How To Eat Caviar, According To An Expert. Wash Your Hands First.

"I think it’s a very sensual food to begin with."
The model above is actually doing it wrong. You should eat it off the back of your hand, between the index finger and thumb.
Digital Vision. via Getty Images
The model above is actually doing it wrong. You should eat it off the back of your hand, between the index finger and thumb.

Caviar is a delicacy typically only associated with the very fancy and the very rich. It turns out, one expert is convinced there’s a right way to eat caviar, and it makes eating caviar seem even more bougie. You’re supposed to eat it off the back of your hand, between your index finger and thumb.

John Knierim, vice president of Calvisius Caviar, gave us the low down. He said people began eating caviar this way in order to test out what they were buying before they purchased a tin of caviar.

“If you eat something off of your hand, your brain automatically says that there is no flavor profile or texture coming off the back of your hand,” Knierim said. “But if you eat something off a spoon, your brain tells you that a spoon has a taste and a texture to it.

“But [people] realized there was bacteria being passed along by the palm of the hand, but the back of the hand was the purest form, because they could actually put caviar on the back of the hand and not pass disease along from one person to the next,” he said. They would actually taste the caviar off the back and if they liked it, they would take that tin. If they didn’t like it, they would open up another tin and let the customer choose which one they wanted.”

Knierim said caviar purveyors have eaten the delicacy this way for years.

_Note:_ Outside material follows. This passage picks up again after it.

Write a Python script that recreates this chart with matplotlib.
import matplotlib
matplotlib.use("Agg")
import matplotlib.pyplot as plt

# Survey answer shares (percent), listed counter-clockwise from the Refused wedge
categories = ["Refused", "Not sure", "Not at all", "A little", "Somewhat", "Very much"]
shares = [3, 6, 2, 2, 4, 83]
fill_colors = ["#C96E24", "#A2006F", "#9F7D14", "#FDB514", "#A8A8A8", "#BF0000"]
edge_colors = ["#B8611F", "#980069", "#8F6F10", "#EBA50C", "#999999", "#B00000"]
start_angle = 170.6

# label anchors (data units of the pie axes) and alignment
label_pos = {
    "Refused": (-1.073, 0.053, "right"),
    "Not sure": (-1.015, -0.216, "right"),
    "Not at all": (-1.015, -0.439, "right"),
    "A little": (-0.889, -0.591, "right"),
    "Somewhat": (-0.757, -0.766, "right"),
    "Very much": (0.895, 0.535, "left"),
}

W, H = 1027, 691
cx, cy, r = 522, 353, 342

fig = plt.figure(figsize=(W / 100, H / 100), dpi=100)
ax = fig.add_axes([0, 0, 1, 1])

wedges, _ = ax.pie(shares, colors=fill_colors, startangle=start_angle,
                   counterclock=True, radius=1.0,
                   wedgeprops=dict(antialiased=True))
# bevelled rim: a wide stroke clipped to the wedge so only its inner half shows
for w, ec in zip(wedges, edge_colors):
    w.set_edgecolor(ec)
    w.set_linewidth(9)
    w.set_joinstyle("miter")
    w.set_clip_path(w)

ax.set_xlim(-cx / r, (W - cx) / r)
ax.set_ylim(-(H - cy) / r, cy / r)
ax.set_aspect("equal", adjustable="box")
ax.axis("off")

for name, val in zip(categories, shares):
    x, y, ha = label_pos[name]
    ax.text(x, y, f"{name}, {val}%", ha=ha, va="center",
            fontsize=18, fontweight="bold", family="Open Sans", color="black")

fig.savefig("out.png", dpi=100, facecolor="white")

But it’s taken other people a little longer to catch on.

“There are more people learning to enjoy caviar off the back of their hand versus putting it on a blini with egg and all the other accoutrements,” he said. “Most times in restaurants people are going to put it on a toast point or a blini because of decorum.”

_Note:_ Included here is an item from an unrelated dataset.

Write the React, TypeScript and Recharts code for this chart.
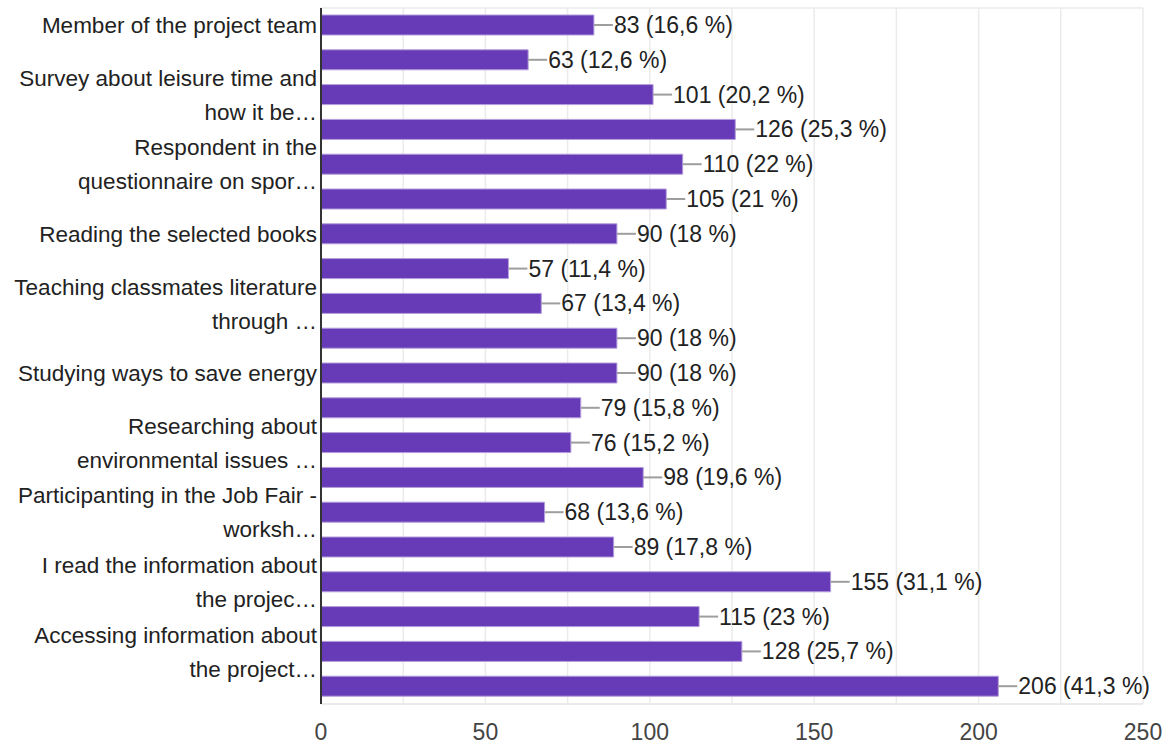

Calvisius Caviar at the Champagne Taittinger Presents: The Art of Celebrating The Holidays III on July 17, where guests were told to eat caviar off the back of their hand.
SHANNON STURGIS PHOTOGRAPHER
Calvisius Caviar at the Champagne Taittinger Presents: The Art of Celebrating The Holidays III on July 17, where guests were told to eat caviar off the back of their hand.

Even though it might look foolish to eat caviar like this, it actually helps get a “cleaner flavor” of the caviar, according to Knierim. And the uncomfortableness associated with eating it like this will fade.

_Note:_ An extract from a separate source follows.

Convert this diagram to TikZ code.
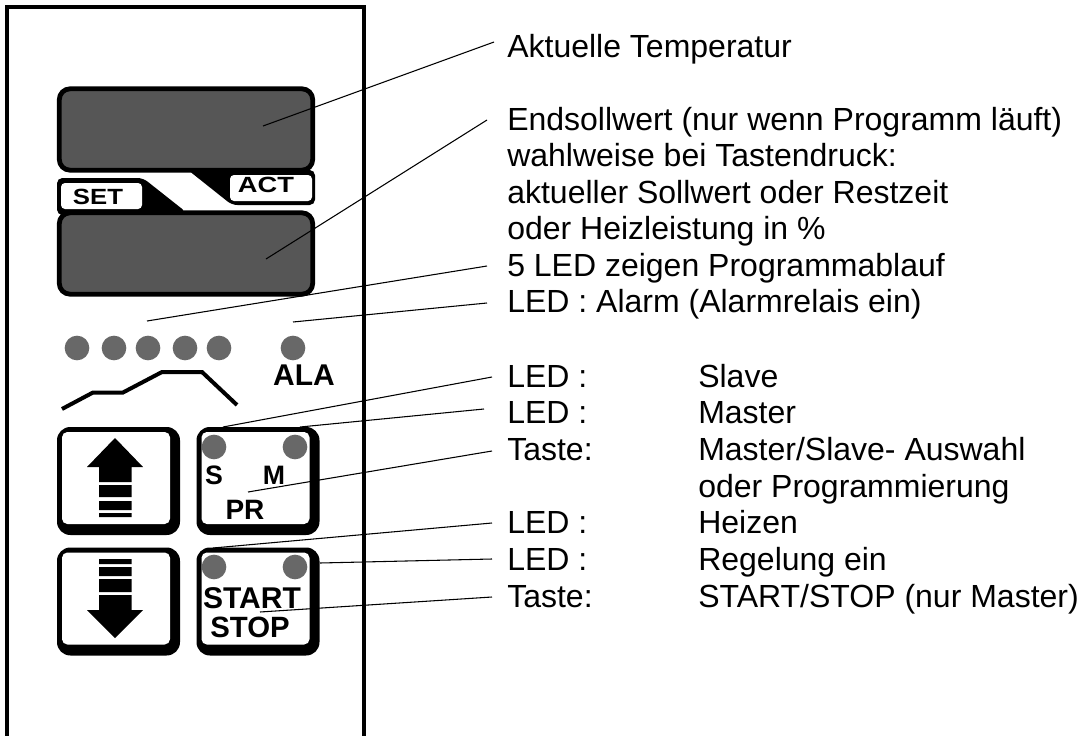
\documentclass[tikz,border=0pt]{standalone}
\usepackage{fontspec}
\setmainfont{Liberation Sans}
\definecolor{ledgray}{HTML}{686868}
\definecolor{dispgray}{HTML}{565656}
\tikzstyle{lbl}=[anchor=base west,inner sep=0,font=\fontsize{24}{28}\selectfont]
\tikzstyle{leader}=[line width=.8pt]
\tikzstyle{led}=[shape=circle,minimum size=18.5pt,inner sep=0,fill=ledgray]
\tikzstyle{display}=[rectangle,rounded corners=8pt,minimum width=190pt,minimum height=61pt,inner sep=0,line width=3.6pt,draw=black,fill=dispgray]
\tikzstyle{keybody}=[rectangle,rounded corners=10pt,minimum width=92.25pt,minimum height=81pt,inner sep=0,fill=black]
\tikzstyle{keyface}=[rectangle,rounded corners=4pt,minimum width=81pt,minimum height=69pt,inner sep=0,fill=white]
\tikzstyle{keytxt}=[inner sep=0,font=\bfseries\fontsize{21}{24}\selectfont]
\tikzstyle{tabtxt}=[inner sep=0,font=\bfseries\fontsize{16.5}{18}\selectfont]
\begin{document}
\begin{tikzpicture}[x=.75pt,y=-.75pt]
\useasboundingbox (0,0) rectangle (1083,736);
% housing
\draw[line width=3pt] (7,736)--(7,7)--(363.5,7)--(363.5,736);
% tabs between the displays
\fill[rounded corners=4pt] (57,215)--(57,178)--(143,178)--(186,212)--cycle;
\fill[white,rounded corners=3pt] (61,183)--(142,183)--(142,209)--(61,209)--cycle;
\fill[rounded corners=4pt] (188,170)--(315,170)--(315,205)--(232,205)--cycle;
\fill[white,rounded corners=3pt] (230,175)--(312,175)--(312,201)--(230,201)--cycle;
\node[tabtxt] (set) at (98,197) {\scalebox{1.17}[1]{SET}};
\node[tabtxt] (act) at (266,185) {\scalebox{1.24}[1]{ACT}};
\node[display] (dispact) at (186,129.5) {};
\node[display] (dispset) at (186,253.5) {};
% program leds and profile
\foreach \i/\x in {a/77,b/114,c/148,d/185,e/219,ala/293}
  \node[led] (led\i) at (\x,348) {};
\node[keytxt,font=\bfseries\fontsize{22.5}{24}\selectfont] (ala) at (304,375) {ALA};
\draw[line width=3pt] (62,409)--(93,392.5)--(123,392.5)--(162,372)--(202,372)--(237,405);
% keys
\foreach \nm/\x/\y in {up/118.5/481,pr/258/481,down/118.5/601.5,start/258/601.5}{
  \node[keybody] (\nm) at (\x,\y) {};
  \node[keyface] (\nm face) at ([shift={(-2.5,-3)}]\nm.center) {};
}
\foreach \i/\x/\y in {s/214/447,m/295/447,h/214/567,r/295/567}
  \node[led] (led\i) at (\x,\y) {};
% arrows
\fill (115,438)--(143,467)--(131.5,467)--(131.5,482)--(99,482)--(99,467)--(87,467)--cycle;
\fill (99,485) rectangle (131.5,497) (99,501) rectangle (131.5,510) (99,513) rectangle (131.5,517);
\fill (115,638)--(143,610)--(131.5,610)--(131.5,595)--(99,595)--(99,610)--(87,610)--cycle;
\fill (99,559) rectangle (131.5,564) (99,567) rectangle (131.5,576) (99,579) rectangle (131.5,592);
\node[keytxt,font=\bfseries\fontsize{20}{24}\selectfont] (txts) at (214,475) {S};
\node[keytxt,font=\bfseries\fontsize{20}{24}\selectfont] (txtm) at (274,475) {M};
\node[keytxt] (txtpr) at (245,510) {PR};
\node[keytxt,font=\bfseries\fontsize{22.5}{24}\selectfont] (txtstart) at (252,598) {START};
\node[keytxt,font=\bfseries\fontsize{22}{24}\selectfont] (txtstop) at (250,627) {STOP};
% texts
\node[lbl] (lblTemp) at (507,57) {Aktuelle Temperatur};
\node[lbl] (lblSoll) at (507,130) {Endsollwert (nur wenn Programm läuft)};
\node[lbl] (lblWahl) at (507,166.5) {wahlweise bei Tastendruck:};
\node[lbl] (lblAkt) at (507,203) {aktueller Sollwert oder Restzeit};
\node[lbl] (lblHeiz) at (507,239.5) {oder Heizleistung in \%};
\node[lbl] (lblProg) at (507,276) {5 LED zeigen Programmablauf};
\node[lbl] (lblAlarm) at (507,312.5) {LED : Alarm (Alarmrelais ein)};
\node[lbl] (lblSlave) at (507,387) {LED :};
\node[lbl] (lblMaster) at (507,423) {LED :};
\node[lbl] (lblPR) at (507,460) {Taste:};
\node[lbl] (lblHeizen) at (507,533) {LED :};
\node[lbl] (lblRegel) at (507,570) {LED :};
\node[lbl] (lblStart) at (507,607) {Taste:};
\node[lbl] (valSlave) at (698,387) {Slave};
\node[lbl] (valMaster) at (698,423) {Master};
\node[lbl] (valPR) at (698,460) {Master/Slave- Auswahl};
\node[lbl] (valPRb) at (698,497) {oder Programmierung};
\node[lbl] (valHeizen) at (698,533) {Heizen};
\node[lbl] (valRegel) at (698,570) {Regelung ein};
\node[lbl] (valStart) at (698,607) {START/STOP (nur Master)};
% leaders
\foreach \lab/\tx/\ty/\dx/\dy in {Temp/263/126/-13/-15,Soll/266/259/-20/-10,Prog/147/321/-20/-10,
  Alarm/293/322/-20/-9.5,Slave/223/427/-15/-10,Master/300/427/-23/-14,PR/248/492/-15/-9,
  Heizen/213/548/-15/-10,Regel/320/563/-15/-11,Start/260/612/-15/-10}{
  \coordinate (tip\lab) at (\tx,\ty);
  \draw[leader] (tip\lab)--([shift={(\dx,\dy)}]lbl\lab.base west);
}
\end{tikzpicture}
\end{document}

“I think getting people to try it for the first time like that is really important. When somebody’s never had good caviar it really makes a huge difference,” Knierim said. “Most people don’t know how to smell caviar [the correct way], and if it has a smell to it, you don’t want to eat it. If it’s on the back of your hand, you can smell the difference [between good or bad] right away.”

He added, “I think it’s a very sensual food to begin with. As soon as you add eating it off of your own hand, I just think it takes on a different dynamic.”

But if you must take your caviar with something, Knierim said his favorite way to eat it off-the-hand is on a buckwheat blini with nothing else on it.